Requirement.
Emit the entire listing verbatim.

Dataset section.
▽
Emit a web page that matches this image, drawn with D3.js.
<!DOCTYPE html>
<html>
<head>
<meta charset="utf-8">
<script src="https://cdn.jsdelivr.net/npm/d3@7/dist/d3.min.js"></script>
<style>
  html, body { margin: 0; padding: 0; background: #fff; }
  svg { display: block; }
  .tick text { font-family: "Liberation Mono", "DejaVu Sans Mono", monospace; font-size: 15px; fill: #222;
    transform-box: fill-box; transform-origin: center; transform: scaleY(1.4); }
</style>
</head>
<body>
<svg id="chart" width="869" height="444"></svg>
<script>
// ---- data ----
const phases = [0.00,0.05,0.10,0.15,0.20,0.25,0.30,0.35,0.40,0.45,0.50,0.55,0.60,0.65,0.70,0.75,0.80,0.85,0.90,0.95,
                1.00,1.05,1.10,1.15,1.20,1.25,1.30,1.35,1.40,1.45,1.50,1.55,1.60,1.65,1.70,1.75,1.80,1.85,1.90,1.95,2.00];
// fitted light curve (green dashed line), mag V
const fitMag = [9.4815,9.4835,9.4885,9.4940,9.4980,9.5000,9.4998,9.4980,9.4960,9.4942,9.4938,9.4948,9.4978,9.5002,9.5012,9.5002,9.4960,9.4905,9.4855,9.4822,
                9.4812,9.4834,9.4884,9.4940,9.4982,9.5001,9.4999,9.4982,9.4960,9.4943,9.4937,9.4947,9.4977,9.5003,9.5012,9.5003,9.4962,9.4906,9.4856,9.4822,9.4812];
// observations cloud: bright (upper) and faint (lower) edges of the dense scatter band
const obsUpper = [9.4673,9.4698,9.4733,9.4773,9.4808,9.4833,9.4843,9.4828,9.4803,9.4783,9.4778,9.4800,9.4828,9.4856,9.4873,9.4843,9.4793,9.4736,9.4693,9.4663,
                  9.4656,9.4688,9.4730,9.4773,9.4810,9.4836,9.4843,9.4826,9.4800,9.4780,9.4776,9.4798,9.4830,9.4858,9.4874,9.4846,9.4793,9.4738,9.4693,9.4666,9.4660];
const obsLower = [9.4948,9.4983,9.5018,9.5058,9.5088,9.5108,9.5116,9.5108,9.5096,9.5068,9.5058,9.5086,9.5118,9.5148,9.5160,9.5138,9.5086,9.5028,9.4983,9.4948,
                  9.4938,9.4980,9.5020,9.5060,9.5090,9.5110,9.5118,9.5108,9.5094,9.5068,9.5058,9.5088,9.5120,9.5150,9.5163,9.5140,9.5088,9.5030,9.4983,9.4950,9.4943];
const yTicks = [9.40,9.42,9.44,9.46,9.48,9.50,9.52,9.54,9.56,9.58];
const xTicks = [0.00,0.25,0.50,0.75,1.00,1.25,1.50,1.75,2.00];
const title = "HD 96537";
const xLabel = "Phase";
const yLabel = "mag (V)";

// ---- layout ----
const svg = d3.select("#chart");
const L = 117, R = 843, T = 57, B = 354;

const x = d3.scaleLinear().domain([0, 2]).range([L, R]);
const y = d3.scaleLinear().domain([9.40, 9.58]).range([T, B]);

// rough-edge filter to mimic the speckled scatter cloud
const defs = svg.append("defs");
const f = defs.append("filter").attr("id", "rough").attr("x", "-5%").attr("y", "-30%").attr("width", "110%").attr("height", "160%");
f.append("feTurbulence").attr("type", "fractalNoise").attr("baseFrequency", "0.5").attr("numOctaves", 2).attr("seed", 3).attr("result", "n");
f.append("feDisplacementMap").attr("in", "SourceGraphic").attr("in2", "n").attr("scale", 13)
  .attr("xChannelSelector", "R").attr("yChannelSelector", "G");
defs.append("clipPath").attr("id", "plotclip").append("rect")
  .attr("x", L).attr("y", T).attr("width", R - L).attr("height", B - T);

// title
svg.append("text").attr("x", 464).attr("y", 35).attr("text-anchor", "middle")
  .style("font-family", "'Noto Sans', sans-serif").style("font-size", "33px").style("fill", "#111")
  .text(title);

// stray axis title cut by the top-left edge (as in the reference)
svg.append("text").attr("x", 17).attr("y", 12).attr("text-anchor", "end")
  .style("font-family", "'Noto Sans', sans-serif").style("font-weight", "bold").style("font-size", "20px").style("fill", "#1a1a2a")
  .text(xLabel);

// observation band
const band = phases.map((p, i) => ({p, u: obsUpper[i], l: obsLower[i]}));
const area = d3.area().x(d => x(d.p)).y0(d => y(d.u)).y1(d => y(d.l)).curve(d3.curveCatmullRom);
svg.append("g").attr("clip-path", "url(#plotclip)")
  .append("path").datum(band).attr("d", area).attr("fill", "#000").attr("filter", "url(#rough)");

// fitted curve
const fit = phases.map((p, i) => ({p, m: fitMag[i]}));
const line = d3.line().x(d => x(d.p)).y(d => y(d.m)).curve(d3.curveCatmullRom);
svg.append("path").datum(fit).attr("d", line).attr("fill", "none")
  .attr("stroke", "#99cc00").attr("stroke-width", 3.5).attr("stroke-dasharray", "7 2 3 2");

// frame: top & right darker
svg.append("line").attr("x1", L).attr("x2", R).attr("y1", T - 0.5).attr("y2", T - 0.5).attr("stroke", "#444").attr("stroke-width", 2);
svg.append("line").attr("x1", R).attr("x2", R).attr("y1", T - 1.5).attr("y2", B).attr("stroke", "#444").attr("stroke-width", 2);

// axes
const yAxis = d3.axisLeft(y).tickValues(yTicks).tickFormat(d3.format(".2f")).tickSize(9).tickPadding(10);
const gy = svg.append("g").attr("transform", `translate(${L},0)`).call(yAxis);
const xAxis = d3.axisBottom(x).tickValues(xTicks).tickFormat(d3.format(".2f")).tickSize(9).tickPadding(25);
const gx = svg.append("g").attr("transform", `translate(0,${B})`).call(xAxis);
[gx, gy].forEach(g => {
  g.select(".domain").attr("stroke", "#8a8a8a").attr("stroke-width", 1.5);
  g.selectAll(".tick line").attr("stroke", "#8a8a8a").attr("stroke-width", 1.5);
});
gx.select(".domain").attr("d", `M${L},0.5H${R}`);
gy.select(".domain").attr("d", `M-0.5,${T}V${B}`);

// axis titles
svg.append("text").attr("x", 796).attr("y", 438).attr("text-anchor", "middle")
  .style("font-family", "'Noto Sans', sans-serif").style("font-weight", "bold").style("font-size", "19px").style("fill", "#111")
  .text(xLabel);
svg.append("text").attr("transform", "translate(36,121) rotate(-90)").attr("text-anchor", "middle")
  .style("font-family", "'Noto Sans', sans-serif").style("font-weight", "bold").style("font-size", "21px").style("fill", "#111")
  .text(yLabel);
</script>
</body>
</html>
△
Finished answer.
Emit a web page that matches this image, drawn with D3.js.
<!DOCTYPE html>
<html>
<head>
<meta charset="utf-8">
<script src="https://cdn.jsdelivr.net/npm/d3@7/dist/d3.min.js"></script>
<style>
  html, body { margin: 0; padding: 0; background: #fff; }
  svg { display: block; }
  .tick text { font-family: "Liberation Mono", "DejaVu Sans Mono", monospace; font-size: 15px; fill: #222;
    transform-box: fill-box; transform-origin: center; transform: scaleY(1.4); }
</style>
</head>
<body>
<svg id="chart" width="869" height="444"></svg>
<script>
// ---- data ----
const phases = [0.00,0.05,0.10,0.15,0.20,0.25,0.30,0.35,0.40,0.45,0.50,0.55,0.60,0.65,0.70,0.75,0.80,0.85,0.90,0.95,
                1.00,1.05,1.10,1.15,1.20,1.25,1.30,1.35,1.40,1.45,1.50,1.55,1.60,1.65,1.70,1.75,1.80,1.85,1.90,1.95,2.00];
// fitted light curve (green dashed line), mag V
const fitMag = [9.4815,9.4835,9.4885,9.4940,9.4980,9.5000,9.4998,9.4980,9.4960,9.4942,9.4938,9.4948,9.4978,9.5002,9.5012,9.5002,9.4960,9.4905,9.4855,9.4822,
                9.4812,9.4834,9.4884,9.4940,9.4982,9.5001,9.4999,9.4982,9.4960,9.4943,9.4937,9.4947,9.4977,9.5003,9.5012,9.5003,9.4962,9.4906,9.4856,9.4822,9.4812];
// observations cloud: bright (upper) and faint (lower) edges of the dense scatter band
const obsUpper = [9.4673,9.4698,9.4733,9.4773,9.4808,9.4833,9.4843,9.4828,9.4803,9.4783,9.4778,9.4800,9.4828,9.4856,9.4873,9.4843,9.4793,9.4736,9.4693,9.4663,
                  9.4656,9.4688,9.4730,9.4773,9.4810,9.4836,9.4843,9.4826,9.4800,9.4780,9.4776,9.4798,9.4830,9.4858,9.4874,9.4846,9.4793,9.4738,9.4693,9.4666,9.4660];
const obsLower = [9.4948,9.4983,9.5018,9.5058,9.5088,9.5108,9.5116,9.5108,9.5096,9.5068,9.5058,9.5086,9.5118,9.5148,9.5160,9.5138,9.5086,9.5028,9.4983,9.4948,
                  9.4938,9.4980,9.5020,9.5060,9.5090,9.5110,9.5118,9.5108,9.5094,9.5068,9.5058,9.5088,9.5120,9.5150,9.5163,9.5140,9.5088,9.5030,9.4983,9.4950,9.4943];
const yTicks = [9.40,9.42,9.44,9.46,9.48,9.50,9.52,9.54,9.56,9.58];
const xTicks = [0.00,0.25,0.50,0.75,1.00,1.25,1.50,1.75,2.00];
const title = "HD 96537";
const xLabel = "Phase";
const yLabel = "mag (V)";

// ---- layout ----
const svg = d3.select("#chart");
const L = 117, R = 843, T = 57, B = 354;

const x = d3.scaleLinear().domain([0, 2]).range([L, R]);
const y = d3.scaleLinear().domain([9.40, 9.58]).range([T, B]);

// rough-edge filter to mimic the speckled scatter cloud
const defs = svg.append("defs");
const f = defs.append("filter").attr("id", "rough").attr("x", "-5%").attr("y", "-30%").attr("width", "110%").attr("height", "160%");
f.append("feTurbulence").attr("type", "fractalNoise").attr("baseFrequency", "0.5").attr("numOctaves", 2).attr("seed", 3).attr("result", "n");
f.append("feDisplacementMap").attr("in", "SourceGraphic").attr("in2", "n").attr("scale", 13)
  .attr("xChannelSelector", "R").attr("yChannelSelector", "G");
defs.append("clipPath").attr("id", "plotclip").append("rect")
  .attr("x", L).attr("y", T).attr("width", R - L).attr("height", B - T);

// title
svg.append("text").attr("x", 464).attr("y", 35).attr("text-anchor", "middle")
  .style("font-family", "'Noto Sans', sans-serif").style("font-size", "33px").style("fill", "#111")
  .text(title);

// stray axis title cut by the top-left edge (as in the reference)
svg.append("text").attr("x", 17).attr("y", 12).attr("text-anchor", "end")
  .style("font-family", "'Noto Sans', sans-serif").style("font-weight", "bold").style("font-size", "20px").style("fill", "#1a1a2a")
  .text(xLabel);

// observation band
const band = phases.map((p, i) => ({p, u: obsUpper[i], l: obsLower[i]}));
const area = d3.area().x(d => x(d.p)).y0(d => y(d.u)).y1(d => y(d.l)).curve(d3.curveCatmullRom);
svg.append("g").attr("clip-path", "url(#plotclip)")
  .append("path").datum(band).attr("d", area).attr("fill", "#000").attr("filter", "url(#rough)");

// fitted curve
const fit = phases.map((p, i) => ({p, m: fitMag[i]}));
const line = d3.line().x(d => x(d.p)).y(d => y(d.m)).curve(d3.curveCatmullRom);
svg.append("path").datum(fit).attr("d", line).attr("fill", "none")
  .attr("stroke", "#99cc00").attr("stroke-width", 3.5).attr("stroke-dasharray", "7 2 3 2");

// frame: top & right darker
svg.append("line").attr("x1", L).attr("x2", R).attr("y1", T - 0.5).attr("y2", T - 0.5).attr("stroke", "#444").attr("stroke-width", 2);
svg.append("line").attr("x1", R).attr("x2", R).attr("y1", T - 1.5).attr("y2", B).attr("stroke", "#444").attr("stroke-width", 2);

// axes
const yAxis = d3.axisLeft(y).tickValues(yTicks).tickFormat(d3.format(".2f")).tickSize(9).tickPadding(10);
const gy = svg.append("g").attr("transform", `translate(${L},0)`).call(yAxis);
const xAxis = d3.axisBottom(x).tickValues(xTicks).tickFormat(d3.format(".2f")).tickSize(9).tickPadding(25);
const gx = svg.append("g").attr("transform", `translate(0,${B})`).call(xAxis);
[gx, gy].forEach(g => {
  g.select(".domain").attr("stroke", "#8a8a8a").attr("stroke-width", 1.5);
  g.selectAll(".tick line").attr("stroke", "#8a8a8a").attr("stroke-width", 1.5);
});
gx.select(".domain").attr("d", `M${L},0.5H${R}`);
gy.select(".domain").attr("d", `M-0.5,${T}V${B}`);

// axis titles
svg.append("text").attr("x", 796).attr("y", 438).attr("text-anchor", "middle")
  .style("font-family", "'Noto Sans', sans-serif").style("font-weight", "bold").style("font-size", "19px").style("fill", "#111")
  .text(xLabel);
svg.append("text").attr("transform", "translate(36,121) rotate(-90)").attr("text-anchor", "middle")
  .style("font-family", "'Noto Sans', sans-serif").style("font-weight", "bold").style("font-size", "21px").style("fill", "#111")
  .text(yLabel);
</script>
</body>
</html>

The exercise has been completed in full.